Give your child the gift of enjoying life—schedule a daily playtime with each one individually.

Special Time

Playing with your child doesn’t mean scheduling all sorts of group sports or lessons. Set up regular one-on-one Special Time with her each day. Let her lead. Provide the materials and maybe an idea or two to get her started. Then watch her take over and get creative. Let go of a need to win or to teach her the fine points of a game. Nothing squashes fun like criticism. Directing her own play lets a child feel powerful.

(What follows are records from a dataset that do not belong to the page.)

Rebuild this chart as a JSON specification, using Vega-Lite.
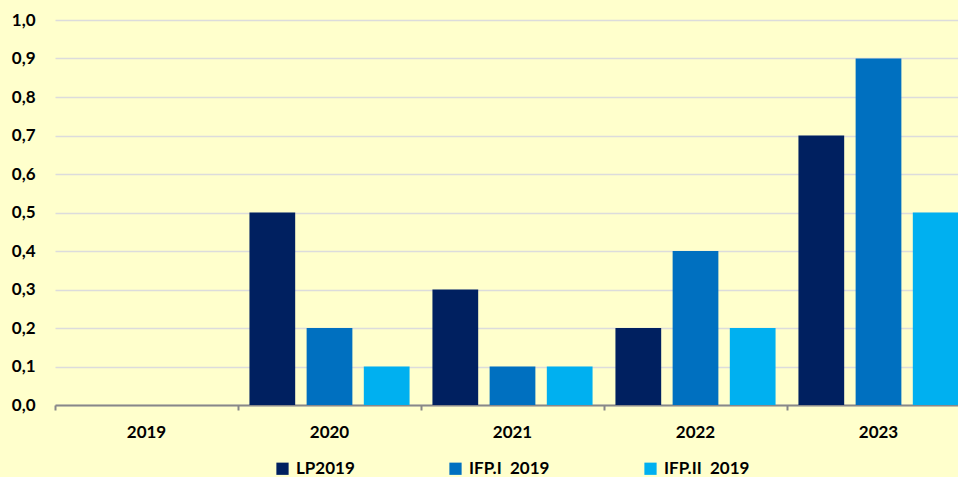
{
  "$schema": "https://vega.github.io/schema/vega-lite/v6.json",
  "width": 915,
  "height": 385,
  "autosize": {"type": "none"},
  "padding": {"left": 55, "top": 20, "right": 0, "bottom": 72},
  "background": "#FFFFCC",
  "config": {
    "view": {"stroke": null},
    "font": "Lato",
    "axis": {"labelFont": "Lato", "labelFontWeight": "bold", "labelFontSize": 17, "labelColor": "#000000"},
    "legend": {"labelFont": "Lato", "labelFontWeight": "bold", "labelFontSize": 17, "labelColor": "#000000"}
  },
  "data": {
    "values": [
      {"year": "2019", "series": "LP2019", "value": 0},
      {"year": "2019", "series": "IFP.I\u00a0 2019", "value": 0},
      {"year": "2019", "series": "IFP.II\u00a0 2019", "value": 0},
      {"year": "2020", "series": "LP2019", "value": 0.5},
      {"year": "2020", "series": "IFP.I\u00a0 2019", "value": 0.2},
      {"year": "2020", "series": "IFP.II\u00a0 2019", "value": 0.1},
      {"year": "2021", "series": "LP2019", "value": 0.3},
      {"year": "2021", "series": "IFP.I\u00a0 2019", "value": 0.1},
      {"year": "2021", "series": "IFP.II\u00a0 2019", "value": 0.1},
      {"year": "2022", "series": "LP2019", "value": 0.2},
      {"year": "2022", "series": "IFP.I\u00a0 2019", "value": 0.4},
      {"year": "2022", "series": "IFP.II\u00a0 2019", "value": 0.2},
      {"year": "2023", "series": "LP2019", "value": 0.7},
      {"year": "2023", "series": "IFP.I\u00a0 2019", "value": 0.9},
      {"year": "2023", "series": "IFP.II\u00a0 2019", "value": 0.5}
    ]
  },
  "mark": {"type": "bar"},
  "encoding": {
    "x": {
      "field": "year", "type": "nominal",
      "scale": {"paddingInner": 0, "paddingOuter": 0},
      "axis": {
        "title": null, "labelAngle": 0, "domainColor": "#888888", "domainWidth": 2,
        "tickColor": "#888888", "tickWidth": 2, "tickSize": 5, "bandPosition": 0,
        "labelPadding": 14, "grid": false
      }
    },
    "xOffset": {
      "field": "series", "type": "nominal",
      "sort": ["LP2019", "IFP.I\u00a0 2019", "IFP.II\u00a0 2019"],
      "scale": {"paddingInner": 0.2, "paddingOuter": 0.2}
    },
    "y": {
      "field": "value", "type": "quantitative",
      "scale": {"domain": [0, 1], "nice": false},
      "axis": {
        "title": null, "values": [0, 0.1, 0.2, 0.3, 0.4, 0.5, 0.6, 0.7, 0.8, 0.9, 1.0],
        "format": ".1f", "labelExpr": "replace(datum.label, '.', ',')", "labelOverlap": false,
        "domain": false, "ticks": false, "labelPadding": 20,
        "gridColor": "#DCDCDC", "gridWidth": 1.5
      }
    },
    "color": {
      "field": "series", "type": "nominal",
      "sort": ["LP2019", "IFP.I\u00a0 2019", "IFP.II\u00a0 2019"],
      "scale": {"domain": ["LP2019", "IFP.I\u00a0 2019", "IFP.II\u00a0 2019"], "range": ["#002060", "#0070C0", "#00B0F0"]},
      "legend": {
        "title": null, "orient": "none", "direction": "horizontal",
        "legendX": 219, "legendY": 440, "symbolType": "square", "symbolSize": 150,
        "symbolStrokeWidth": 0, "columnPadding": 92, "labelOffset": 5
      }
    }
  }
}
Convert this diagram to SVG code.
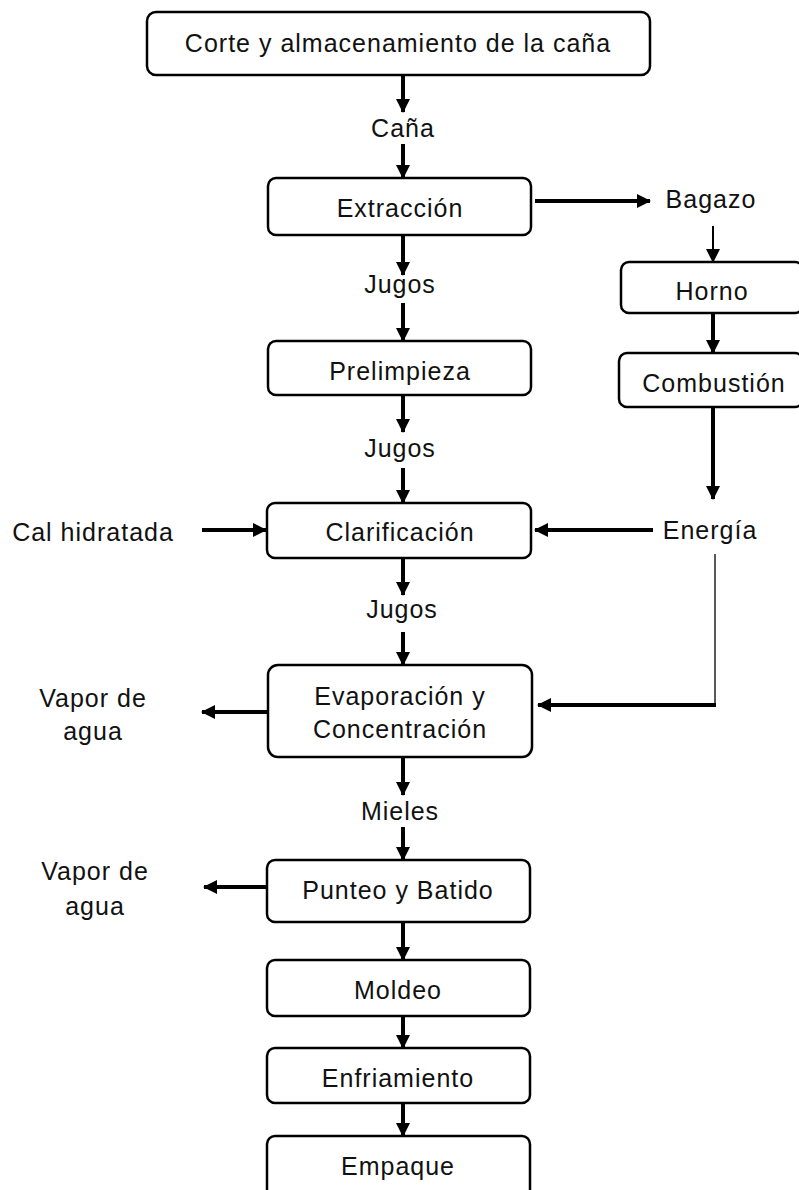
<svg xmlns="http://www.w3.org/2000/svg" width="799" height="1190" viewBox="0 0 799 1190">
<style>
.box{fill:#fff;stroke:#000;stroke-width:2.5}
.t{font-family:"Liberation Sans",Arial,sans-serif;font-size:25px;letter-spacing:1px;fill:#111;text-anchor:middle}
.c{fill:none;stroke:#000;stroke-width:4}
.thin{fill:none;stroke:#000;stroke-width:2}
.hair{fill:none;stroke:#000;stroke-width:1.3}
</style>
<defs>
<marker id="ah" markerUnits="userSpaceOnUse" markerWidth="14" markerHeight="14" refX="13" refY="7" orient="auto">
<path d="M0,0 L14,7 L0,14 z" fill="#000"/>
</marker>
</defs>
<rect width="799" height="1190" fill="#fff"/>
<g id="connectors">
<path class="c" d="M403,75 V112" marker-end="url(#ah)"/>
<path class="c" d="M403,144 V178" marker-end="url(#ah)"/>
<path class="c" d="M535,201 H650" marker-end="url(#ah)"/>
<path class="thin" d="M713,226 V262" marker-end="url(#ah)"/>
<path class="c" d="M713,313 V353" marker-end="url(#ah)"/>
<path class="c" d="M713,407 V499" marker-end="url(#ah)"/>
<path class="c" d="M653,530 H535" marker-end="url(#ah)"/>
<path class="c" d="M202,530 H266" marker-end="url(#ah)"/>
<path class="c" d="M403,235 V275" marker-end="url(#ah)"/>
<path class="c" d="M403,303 V341" marker-end="url(#ah)"/>
<path class="c" d="M403,395 V432" marker-end="url(#ah)"/>
<path class="c" d="M403,468 V503" marker-end="url(#ah)"/>
<path class="c" d="M403,558 V595" marker-end="url(#ah)"/>
<path class="c" d="M403,632 V665" marker-end="url(#ah)"/>
<path class="hair" d="M715,554 V706"/>
<path class="c" d="M716,705 H538" marker-end="url(#ah)"/>
<path class="c" d="M267,712 H202" marker-end="url(#ah)"/>
<path class="c" d="M403,757 V795" marker-end="url(#ah)"/>
<path class="c" d="M403,827 V860" marker-end="url(#ah)"/>
<path class="c" d="M266,887 H204" marker-end="url(#ah)"/>
<path class="c" d="M403,922 V960" marker-end="url(#ah)"/>
<path class="c" d="M403,1016 V1048" marker-end="url(#ah)"/>
<path class="c" d="M403,1103 V1136" marker-end="url(#ah)"/>
</g>
<g id="n-corte"><rect class="box" x="147" y="12" width="503" height="63" rx="9"/><text class="t" x="398" y="52">Corte y almacenamiento de la caña</text></g>
<g id="n-cana"><text class="t" x="403" y="137">Caña</text></g>
<g id="n-extraccion"><rect class="box" x="268" y="178" width="263" height="57" rx="8"/><text class="t" x="400" y="217">Extracción</text></g>
<g id="n-bagazo"><text class="t" x="711" y="208">Bagazo</text></g>
<g id="n-horno"><rect class="box" x="621" y="262" width="182" height="51" rx="8"/><text class="t" x="712" y="300">Horno</text></g>
<g id="n-combustion"><rect class="box" x="619" y="353" width="184" height="54" rx="8"/><text class="t" x="714" y="392">Combustión</text></g>
<g id="n-jugos1"><text class="t" x="400" y="293">Jugos</text></g>
<g id="n-prelimpieza"><rect class="box" x="268" y="341" width="263" height="54" rx="8"/><text class="t" x="400" y="380">Prelimpieza</text></g>
<g id="n-jugos2"><text class="t" x="400" y="457">Jugos</text></g>
<g id="n-cal"><text class="t" x="93" y="541">Cal hidratada</text></g>
<g id="n-clarificacion"><rect class="box" x="267" y="503" width="264" height="55" rx="8"/><text class="t" x="400" y="541">Clarificación</text></g>
<g id="n-energia"><text class="t" x="710" y="539">Energía</text></g>
<g id="n-jugos3"><text class="t" x="402" y="618">Jugos</text></g>
<g id="n-evaporacion"><rect class="box" x="268" y="665" width="264" height="92" rx="10"/><text class="t" x="400" y="705">Evaporación y</text><text class="t" x="400" y="738">Concentración</text></g>
<g id="n-vapor1"><text class="t" x="93" y="707">Vapor de</text><text class="t" x="93" y="740">agua</text></g>
<g id="n-mieles"><text class="t" x="400" y="820">Mieles</text></g>
<g id="n-punteo"><rect class="box" x="267" y="860" width="263" height="62" rx="8"/><text class="t" x="398" y="899">Punteo y Batido</text></g>
<g id="n-vapor2"><text class="t" x="95" y="880">Vapor de</text><text class="t" x="95" y="915">agua</text></g>
<g id="n-moldeo"><rect class="box" x="267" y="960" width="263" height="56" rx="8"/><text class="t" x="398" y="999">Moldeo</text></g>
<g id="n-enfriamiento"><rect class="box" x="267" y="1048" width="263" height="55" rx="8"/><text class="t" x="398" y="1087">Enfriamiento</text></g>
<g id="n-empaque"><rect class="box" x="267" y="1136" width="263" height="70" rx="8"/><text class="t" x="398" y="1175">Empaque</text></g>
</svg>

Set up time each day to do anything she chooses with you. This Special Time can be one 20-minute time or two 10-minute times. Try to make it the same time each day. Set a timer to signal the end of her time. Treat this time with respect. Never threaten to take away Special Time.  Avoid interruptions. Let her be the boss and lead the play. You are her assistant. Let go and have fun!

Encourage Optimism

Realize that during these two years from three to five, your preschooler will be absorbing your style of responding to life: optimism or pessimism, enthusiasm or bored irritation. He will understand events as beneficial or harmful because of the way you react to events. Choose to look at life as an intriguing learning experience, so he will optimistically look forward to learning, too. Select his books, movies, and cartoons carefully because they will influence his attitude about life as well. Use a character from a book or a stuffed animal, action figure, or puppet to explain things to him optimistically. Maintaining an optimistic view of life enriches his enjoyment of life in childhood and as an adult.

Build Zest

Your preschooler’s biggest job is to be curious—to develop intense interest in things. Zest is enthusiasm coupled with being willing to spend your time and energy on something you value. Whether one is a three-year-old or an adult, living life with zest involves getting fully engaged—enjoying learning about what interests him, good humor, games, art, teamwork, the outdoors, physical activity, and all the other things that interest him. As he matures, zest will not only bring joy, it will stimulate motivation, a directed sense of purpose that he can use to achieve his goals. 

As you enjoy time with your child, keep in mind, a child’s best memories usually come from playing with Mom or Dad.